(Data records):
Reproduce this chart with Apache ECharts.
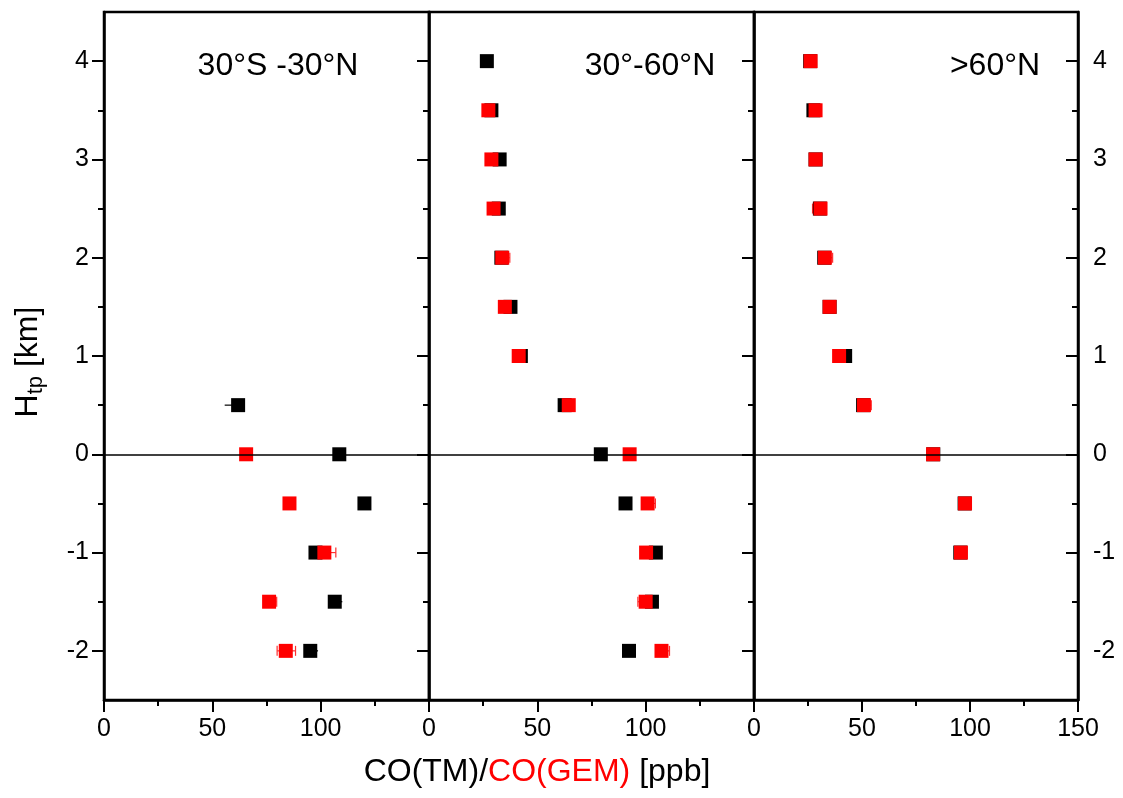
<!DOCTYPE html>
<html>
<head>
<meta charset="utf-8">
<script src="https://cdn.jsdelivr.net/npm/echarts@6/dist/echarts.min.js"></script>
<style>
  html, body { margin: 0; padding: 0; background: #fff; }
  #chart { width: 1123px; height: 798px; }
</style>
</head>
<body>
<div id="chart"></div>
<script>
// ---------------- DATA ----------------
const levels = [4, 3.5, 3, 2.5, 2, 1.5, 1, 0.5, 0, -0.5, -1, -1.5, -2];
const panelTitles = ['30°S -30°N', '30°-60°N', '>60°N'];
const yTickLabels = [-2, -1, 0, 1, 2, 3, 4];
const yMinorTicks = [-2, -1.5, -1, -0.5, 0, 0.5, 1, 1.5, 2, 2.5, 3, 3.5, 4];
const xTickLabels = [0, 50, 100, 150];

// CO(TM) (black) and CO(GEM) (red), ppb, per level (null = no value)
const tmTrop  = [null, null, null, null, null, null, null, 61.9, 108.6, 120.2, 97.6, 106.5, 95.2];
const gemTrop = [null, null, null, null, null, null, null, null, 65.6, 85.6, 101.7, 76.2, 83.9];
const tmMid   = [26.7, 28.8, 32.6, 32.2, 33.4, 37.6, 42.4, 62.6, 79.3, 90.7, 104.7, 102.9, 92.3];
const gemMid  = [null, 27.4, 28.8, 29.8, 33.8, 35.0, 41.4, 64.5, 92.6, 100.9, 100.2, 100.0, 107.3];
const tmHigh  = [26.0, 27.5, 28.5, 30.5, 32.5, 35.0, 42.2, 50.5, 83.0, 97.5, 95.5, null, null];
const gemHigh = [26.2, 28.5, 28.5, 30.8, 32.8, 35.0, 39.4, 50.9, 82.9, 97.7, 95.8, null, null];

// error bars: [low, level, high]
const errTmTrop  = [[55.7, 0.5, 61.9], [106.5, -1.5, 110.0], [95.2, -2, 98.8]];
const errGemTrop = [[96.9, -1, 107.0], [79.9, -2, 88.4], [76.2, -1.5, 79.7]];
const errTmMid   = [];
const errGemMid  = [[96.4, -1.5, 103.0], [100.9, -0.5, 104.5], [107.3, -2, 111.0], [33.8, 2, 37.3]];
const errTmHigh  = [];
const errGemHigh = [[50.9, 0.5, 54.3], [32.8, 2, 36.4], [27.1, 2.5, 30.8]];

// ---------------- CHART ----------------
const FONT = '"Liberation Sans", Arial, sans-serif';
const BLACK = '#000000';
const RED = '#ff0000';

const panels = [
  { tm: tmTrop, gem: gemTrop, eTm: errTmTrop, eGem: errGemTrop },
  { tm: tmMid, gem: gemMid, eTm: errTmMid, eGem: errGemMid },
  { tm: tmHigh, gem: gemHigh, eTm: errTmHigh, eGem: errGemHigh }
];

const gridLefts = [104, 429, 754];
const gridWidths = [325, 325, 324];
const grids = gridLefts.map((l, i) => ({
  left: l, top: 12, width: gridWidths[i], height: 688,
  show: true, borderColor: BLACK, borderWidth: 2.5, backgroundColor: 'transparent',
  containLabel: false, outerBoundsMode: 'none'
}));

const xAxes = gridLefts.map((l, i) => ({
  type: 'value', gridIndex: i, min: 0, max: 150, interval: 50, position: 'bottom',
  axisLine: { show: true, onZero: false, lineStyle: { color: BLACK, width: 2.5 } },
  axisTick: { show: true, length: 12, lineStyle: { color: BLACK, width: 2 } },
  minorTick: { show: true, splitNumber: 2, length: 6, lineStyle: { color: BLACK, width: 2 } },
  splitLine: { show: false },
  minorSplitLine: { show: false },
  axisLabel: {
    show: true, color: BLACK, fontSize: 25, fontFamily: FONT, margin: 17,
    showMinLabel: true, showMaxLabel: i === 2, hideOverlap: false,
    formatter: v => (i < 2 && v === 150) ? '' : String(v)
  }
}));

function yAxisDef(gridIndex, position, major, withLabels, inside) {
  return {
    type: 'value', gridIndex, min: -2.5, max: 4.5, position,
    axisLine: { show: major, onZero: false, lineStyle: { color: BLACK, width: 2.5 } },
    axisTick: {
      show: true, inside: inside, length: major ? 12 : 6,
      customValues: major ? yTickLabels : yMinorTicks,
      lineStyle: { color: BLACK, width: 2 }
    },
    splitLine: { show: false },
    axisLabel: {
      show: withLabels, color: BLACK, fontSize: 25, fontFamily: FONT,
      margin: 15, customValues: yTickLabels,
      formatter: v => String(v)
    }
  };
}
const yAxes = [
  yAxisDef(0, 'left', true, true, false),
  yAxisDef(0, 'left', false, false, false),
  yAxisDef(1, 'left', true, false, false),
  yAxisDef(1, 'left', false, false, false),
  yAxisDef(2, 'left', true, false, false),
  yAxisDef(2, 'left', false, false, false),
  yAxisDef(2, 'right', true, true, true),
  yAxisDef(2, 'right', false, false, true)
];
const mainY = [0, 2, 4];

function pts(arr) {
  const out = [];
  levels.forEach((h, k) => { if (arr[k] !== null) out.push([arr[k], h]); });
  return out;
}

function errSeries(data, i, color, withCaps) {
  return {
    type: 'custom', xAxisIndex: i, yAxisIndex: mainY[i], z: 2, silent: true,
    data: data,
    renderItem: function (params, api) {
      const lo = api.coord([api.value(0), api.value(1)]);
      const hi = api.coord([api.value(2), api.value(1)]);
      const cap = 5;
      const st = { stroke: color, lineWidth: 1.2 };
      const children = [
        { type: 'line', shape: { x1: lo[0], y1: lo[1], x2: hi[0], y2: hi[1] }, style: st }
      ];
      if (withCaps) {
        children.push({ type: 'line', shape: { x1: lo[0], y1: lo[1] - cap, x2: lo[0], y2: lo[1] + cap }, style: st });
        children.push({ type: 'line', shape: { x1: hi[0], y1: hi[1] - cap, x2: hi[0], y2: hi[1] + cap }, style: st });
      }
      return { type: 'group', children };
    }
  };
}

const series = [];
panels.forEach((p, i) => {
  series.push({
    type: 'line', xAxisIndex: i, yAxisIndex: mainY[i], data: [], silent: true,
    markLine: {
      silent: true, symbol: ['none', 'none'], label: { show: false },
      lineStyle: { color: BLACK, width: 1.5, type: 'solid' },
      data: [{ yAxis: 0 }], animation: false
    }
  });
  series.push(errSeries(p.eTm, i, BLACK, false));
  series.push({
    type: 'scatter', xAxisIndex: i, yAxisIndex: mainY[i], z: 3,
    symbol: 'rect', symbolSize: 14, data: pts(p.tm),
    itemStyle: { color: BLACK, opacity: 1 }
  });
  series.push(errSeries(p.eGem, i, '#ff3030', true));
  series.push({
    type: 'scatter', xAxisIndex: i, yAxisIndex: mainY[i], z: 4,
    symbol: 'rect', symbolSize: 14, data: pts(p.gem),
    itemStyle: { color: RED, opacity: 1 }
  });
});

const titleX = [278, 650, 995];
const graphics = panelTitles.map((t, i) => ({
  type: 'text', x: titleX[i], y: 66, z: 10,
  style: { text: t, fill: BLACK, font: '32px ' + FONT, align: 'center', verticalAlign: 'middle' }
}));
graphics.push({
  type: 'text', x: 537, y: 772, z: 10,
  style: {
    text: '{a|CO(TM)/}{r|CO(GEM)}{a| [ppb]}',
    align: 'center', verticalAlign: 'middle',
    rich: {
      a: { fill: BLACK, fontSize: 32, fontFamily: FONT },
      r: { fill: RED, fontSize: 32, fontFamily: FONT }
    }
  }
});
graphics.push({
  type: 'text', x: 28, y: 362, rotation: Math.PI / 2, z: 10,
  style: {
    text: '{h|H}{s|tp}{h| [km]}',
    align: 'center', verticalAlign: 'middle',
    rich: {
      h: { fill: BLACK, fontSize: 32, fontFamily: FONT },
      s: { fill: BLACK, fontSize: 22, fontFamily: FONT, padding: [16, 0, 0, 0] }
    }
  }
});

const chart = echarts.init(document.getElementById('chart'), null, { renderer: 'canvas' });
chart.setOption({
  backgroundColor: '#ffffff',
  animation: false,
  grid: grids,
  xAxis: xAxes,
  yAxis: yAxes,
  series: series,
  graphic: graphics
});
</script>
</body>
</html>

---

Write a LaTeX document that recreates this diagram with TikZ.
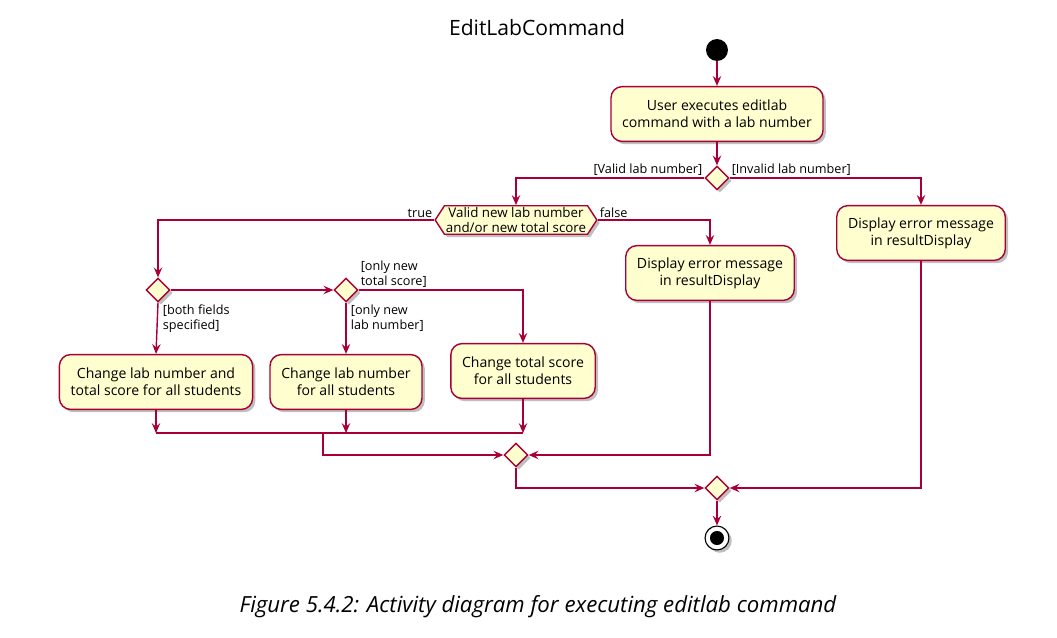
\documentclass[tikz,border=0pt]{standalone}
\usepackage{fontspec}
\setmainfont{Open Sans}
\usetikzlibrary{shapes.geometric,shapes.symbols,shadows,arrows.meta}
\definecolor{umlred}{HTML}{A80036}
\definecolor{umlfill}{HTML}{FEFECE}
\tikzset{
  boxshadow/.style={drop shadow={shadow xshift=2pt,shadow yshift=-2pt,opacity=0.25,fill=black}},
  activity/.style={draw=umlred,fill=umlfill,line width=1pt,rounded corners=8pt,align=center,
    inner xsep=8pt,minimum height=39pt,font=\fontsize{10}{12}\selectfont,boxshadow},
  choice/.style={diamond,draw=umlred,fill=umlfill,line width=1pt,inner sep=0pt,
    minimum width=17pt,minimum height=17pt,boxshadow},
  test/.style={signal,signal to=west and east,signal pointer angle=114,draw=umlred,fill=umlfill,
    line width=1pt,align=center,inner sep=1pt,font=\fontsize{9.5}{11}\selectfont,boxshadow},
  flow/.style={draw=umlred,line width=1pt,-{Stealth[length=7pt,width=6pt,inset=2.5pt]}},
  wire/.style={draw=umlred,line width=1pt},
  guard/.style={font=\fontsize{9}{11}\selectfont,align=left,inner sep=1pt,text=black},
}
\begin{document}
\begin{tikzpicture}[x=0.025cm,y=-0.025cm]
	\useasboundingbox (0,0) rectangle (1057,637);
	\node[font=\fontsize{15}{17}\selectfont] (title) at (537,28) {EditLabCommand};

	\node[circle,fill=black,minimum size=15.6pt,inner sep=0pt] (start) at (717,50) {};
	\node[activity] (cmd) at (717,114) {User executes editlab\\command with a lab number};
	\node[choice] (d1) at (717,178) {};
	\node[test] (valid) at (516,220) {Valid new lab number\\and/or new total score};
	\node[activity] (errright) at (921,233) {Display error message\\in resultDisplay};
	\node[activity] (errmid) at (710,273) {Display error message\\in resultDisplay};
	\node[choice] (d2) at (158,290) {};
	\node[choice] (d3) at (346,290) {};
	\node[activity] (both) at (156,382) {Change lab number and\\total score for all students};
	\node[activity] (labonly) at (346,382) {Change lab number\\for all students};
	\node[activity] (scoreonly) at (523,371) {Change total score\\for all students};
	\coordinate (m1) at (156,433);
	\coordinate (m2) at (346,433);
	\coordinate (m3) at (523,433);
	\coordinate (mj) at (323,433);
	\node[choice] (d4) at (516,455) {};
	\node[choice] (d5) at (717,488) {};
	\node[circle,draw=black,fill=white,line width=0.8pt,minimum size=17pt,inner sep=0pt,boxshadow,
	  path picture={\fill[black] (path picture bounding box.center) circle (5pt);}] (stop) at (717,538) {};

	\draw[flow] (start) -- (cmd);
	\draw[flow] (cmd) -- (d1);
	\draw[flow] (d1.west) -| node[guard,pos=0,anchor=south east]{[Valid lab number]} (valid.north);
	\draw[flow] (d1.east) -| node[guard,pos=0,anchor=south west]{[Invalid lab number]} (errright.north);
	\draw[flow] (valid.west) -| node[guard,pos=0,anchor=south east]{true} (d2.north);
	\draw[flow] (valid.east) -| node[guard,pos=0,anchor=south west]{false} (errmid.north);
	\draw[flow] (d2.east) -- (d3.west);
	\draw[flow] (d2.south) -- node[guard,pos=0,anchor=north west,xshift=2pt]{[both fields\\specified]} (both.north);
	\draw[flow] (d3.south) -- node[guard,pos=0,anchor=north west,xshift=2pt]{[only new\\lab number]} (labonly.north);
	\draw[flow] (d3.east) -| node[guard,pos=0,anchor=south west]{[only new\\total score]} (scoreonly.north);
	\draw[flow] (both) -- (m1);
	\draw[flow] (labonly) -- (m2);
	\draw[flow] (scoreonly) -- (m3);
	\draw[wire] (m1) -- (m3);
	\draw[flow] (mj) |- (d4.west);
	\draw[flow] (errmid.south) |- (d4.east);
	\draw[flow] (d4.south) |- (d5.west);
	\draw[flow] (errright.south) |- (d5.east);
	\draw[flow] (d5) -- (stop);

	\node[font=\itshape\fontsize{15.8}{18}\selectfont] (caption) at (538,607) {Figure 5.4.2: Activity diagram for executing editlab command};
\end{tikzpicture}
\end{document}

--

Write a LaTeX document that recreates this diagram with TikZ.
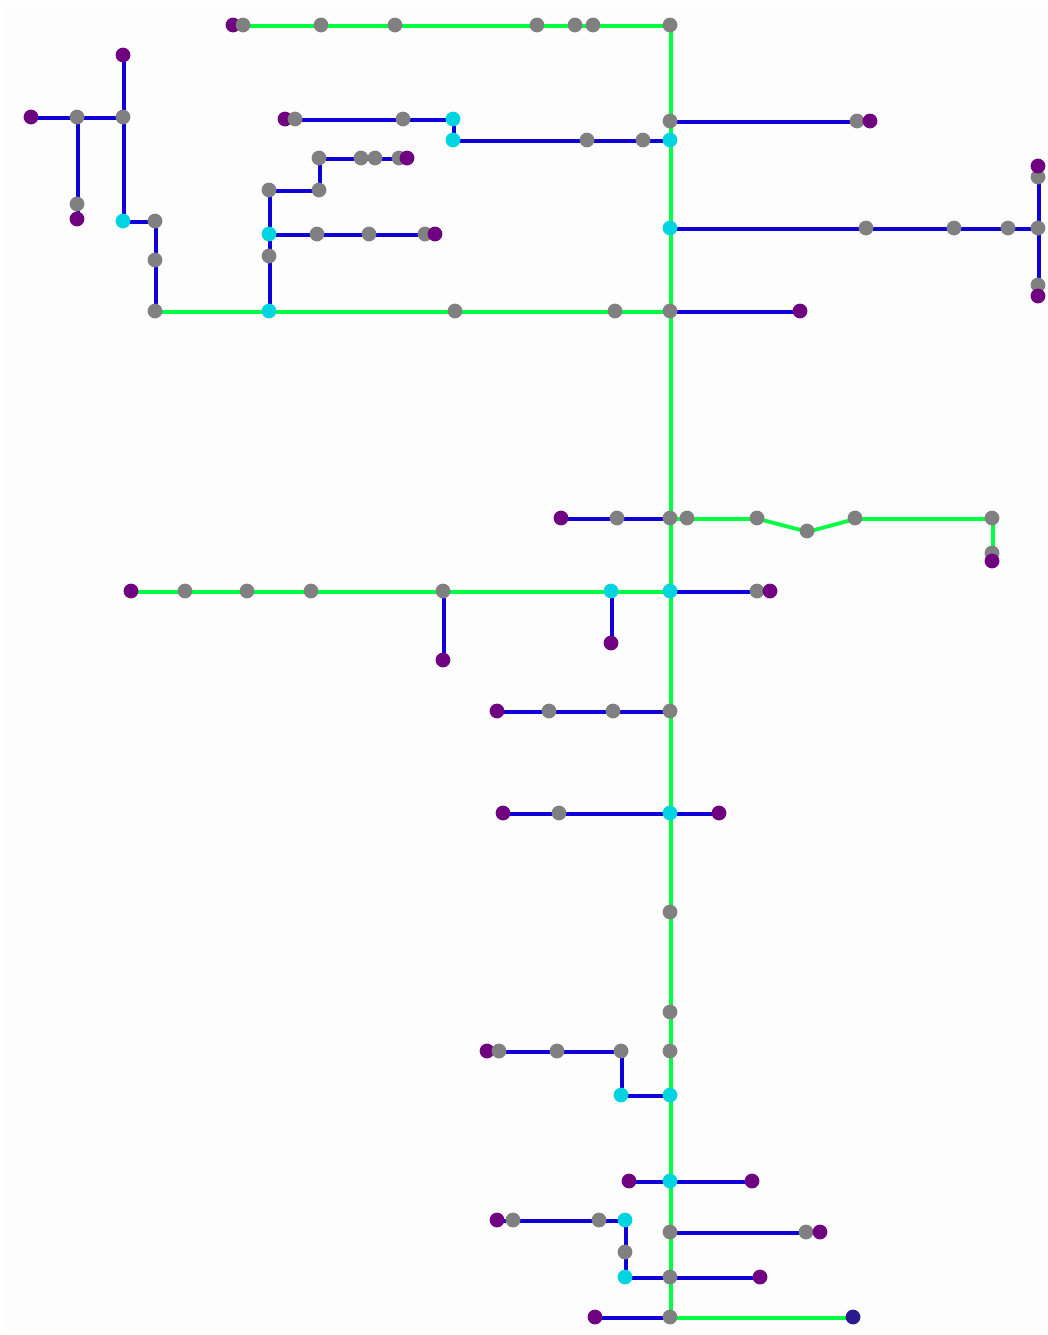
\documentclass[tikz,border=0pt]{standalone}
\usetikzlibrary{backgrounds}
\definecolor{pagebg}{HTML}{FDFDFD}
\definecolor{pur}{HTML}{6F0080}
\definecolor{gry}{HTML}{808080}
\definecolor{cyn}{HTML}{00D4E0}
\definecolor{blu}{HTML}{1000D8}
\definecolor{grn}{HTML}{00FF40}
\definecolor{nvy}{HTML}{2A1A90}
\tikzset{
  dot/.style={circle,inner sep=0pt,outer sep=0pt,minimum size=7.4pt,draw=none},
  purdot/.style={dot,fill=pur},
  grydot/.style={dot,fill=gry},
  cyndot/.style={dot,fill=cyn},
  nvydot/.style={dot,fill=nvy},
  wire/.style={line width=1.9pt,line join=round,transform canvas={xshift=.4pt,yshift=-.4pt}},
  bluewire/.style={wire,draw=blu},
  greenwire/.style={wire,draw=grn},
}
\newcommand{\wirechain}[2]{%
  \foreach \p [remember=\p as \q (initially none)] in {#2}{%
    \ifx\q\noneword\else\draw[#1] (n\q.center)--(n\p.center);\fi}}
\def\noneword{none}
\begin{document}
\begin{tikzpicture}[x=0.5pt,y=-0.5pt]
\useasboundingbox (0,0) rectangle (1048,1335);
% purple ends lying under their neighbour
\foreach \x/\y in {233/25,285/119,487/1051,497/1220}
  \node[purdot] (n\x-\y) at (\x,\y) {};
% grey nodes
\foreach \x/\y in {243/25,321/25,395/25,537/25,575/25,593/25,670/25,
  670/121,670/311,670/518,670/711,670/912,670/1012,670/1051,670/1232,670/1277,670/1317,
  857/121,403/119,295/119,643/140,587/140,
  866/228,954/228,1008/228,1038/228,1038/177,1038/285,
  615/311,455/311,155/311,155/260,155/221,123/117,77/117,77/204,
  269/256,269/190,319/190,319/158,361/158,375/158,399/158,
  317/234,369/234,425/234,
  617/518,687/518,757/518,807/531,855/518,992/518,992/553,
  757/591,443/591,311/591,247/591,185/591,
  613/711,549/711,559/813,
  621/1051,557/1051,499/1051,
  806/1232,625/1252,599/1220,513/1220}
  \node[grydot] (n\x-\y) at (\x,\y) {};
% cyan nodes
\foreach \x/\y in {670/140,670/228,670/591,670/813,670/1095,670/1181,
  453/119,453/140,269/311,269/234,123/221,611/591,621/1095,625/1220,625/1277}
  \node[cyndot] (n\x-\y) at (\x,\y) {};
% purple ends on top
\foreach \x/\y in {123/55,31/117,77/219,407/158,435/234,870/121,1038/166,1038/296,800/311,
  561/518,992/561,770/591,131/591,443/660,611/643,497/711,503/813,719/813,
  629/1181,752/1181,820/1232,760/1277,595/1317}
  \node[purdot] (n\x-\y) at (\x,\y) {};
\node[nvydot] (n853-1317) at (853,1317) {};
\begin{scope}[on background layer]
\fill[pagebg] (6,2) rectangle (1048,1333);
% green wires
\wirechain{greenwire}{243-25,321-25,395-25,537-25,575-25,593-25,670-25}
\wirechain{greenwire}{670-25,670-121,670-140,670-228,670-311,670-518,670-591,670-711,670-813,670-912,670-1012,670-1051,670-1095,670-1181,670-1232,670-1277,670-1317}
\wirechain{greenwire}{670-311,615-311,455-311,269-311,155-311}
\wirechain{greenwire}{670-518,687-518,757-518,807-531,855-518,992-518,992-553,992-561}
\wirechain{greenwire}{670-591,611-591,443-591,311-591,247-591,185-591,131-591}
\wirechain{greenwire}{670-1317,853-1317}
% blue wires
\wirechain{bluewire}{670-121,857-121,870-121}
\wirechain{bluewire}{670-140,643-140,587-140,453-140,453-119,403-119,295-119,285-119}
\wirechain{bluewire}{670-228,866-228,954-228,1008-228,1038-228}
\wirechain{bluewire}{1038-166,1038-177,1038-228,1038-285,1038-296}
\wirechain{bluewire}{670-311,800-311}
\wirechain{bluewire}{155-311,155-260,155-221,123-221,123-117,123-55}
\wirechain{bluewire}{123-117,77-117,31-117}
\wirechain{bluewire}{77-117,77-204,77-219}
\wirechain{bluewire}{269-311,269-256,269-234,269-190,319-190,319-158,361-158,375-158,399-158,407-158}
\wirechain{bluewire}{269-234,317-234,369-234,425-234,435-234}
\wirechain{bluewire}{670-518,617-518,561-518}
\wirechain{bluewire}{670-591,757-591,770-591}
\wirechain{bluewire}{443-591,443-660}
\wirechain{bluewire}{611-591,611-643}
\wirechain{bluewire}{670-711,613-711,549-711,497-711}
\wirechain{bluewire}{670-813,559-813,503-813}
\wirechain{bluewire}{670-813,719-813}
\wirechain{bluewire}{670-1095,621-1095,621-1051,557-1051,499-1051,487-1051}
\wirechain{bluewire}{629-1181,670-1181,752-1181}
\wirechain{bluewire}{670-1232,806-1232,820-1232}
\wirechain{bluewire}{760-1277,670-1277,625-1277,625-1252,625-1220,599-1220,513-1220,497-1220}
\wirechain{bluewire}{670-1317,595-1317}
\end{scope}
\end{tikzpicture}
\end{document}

(Given task): Your task is to quote, unchanged, only the lines from the line bearing "Reproduce this chart with Apache ECharts." through the line bearing "95.8, null, null];"; the pictures are not part of the copy.

(Response for this exercise):
Reproduce this chart with Apache ECharts.
<!DOCTYPE html>
<html>
<head>
<meta charset="utf-8">
<script src="https://cdn.jsdelivr.net/npm/echarts@6/dist/echarts.min.js"></script>
<style>
  html, body { margin: 0; padding: 0; background: #fff; }
  #chart { width: 1123px; height: 798px; }
</style>
</head>
<body>
<div id="chart"></div>
<script>
// ---------------- DATA ----------------
const levels = [4, 3.5, 3, 2.5, 2, 1.5, 1, 0.5, 0, -0.5, -1, -1.5, -2];
const panelTitles = ['30°S -30°N', '30°-60°N', '>60°N'];
const yTickLabels = [-2, -1, 0, 1, 2, 3, 4];
const yMinorTicks = [-2, -1.5, -1, -0.5, 0, 0.5, 1, 1.5, 2, 2.5, 3, 3.5, 4];
const xTickLabels = [0, 50, 100, 150];

// CO(TM) (black) and CO(GEM) (red), ppb, per level (null = no value)
const tmTrop  = [null, null, null, null, null, null, null, 61.9, 108.6, 120.2, 97.6, 106.5, 95.2];
const gemTrop = [null, null, null, null, null, null, null, null, 65.6, 85.6, 101.7, 76.2, 83.9];
const tmMid   = [26.7, 28.8, 32.6, 32.2, 33.4, 37.6, 42.4, 62.6, 79.3, 90.7, 104.7, 102.9, 92.3];
const gemMid  = [null, 27.4, 28.8, 29.8, 33.8, 35.0, 41.4, 64.5, 92.6, 100.9, 100.2, 100.0, 107.3];
const tmHigh  = [26.0, 27.5, 28.5, 30.5, 32.5, 35.0, 42.2, 50.5, 83.0, 97.5, 95.5, null, null];
const gemHigh = [26.2, 28.5, 28.5, 30.8, 32.8, 35.0, 39.4, 50.9, 82.9, 97.7, 95.8, null, null];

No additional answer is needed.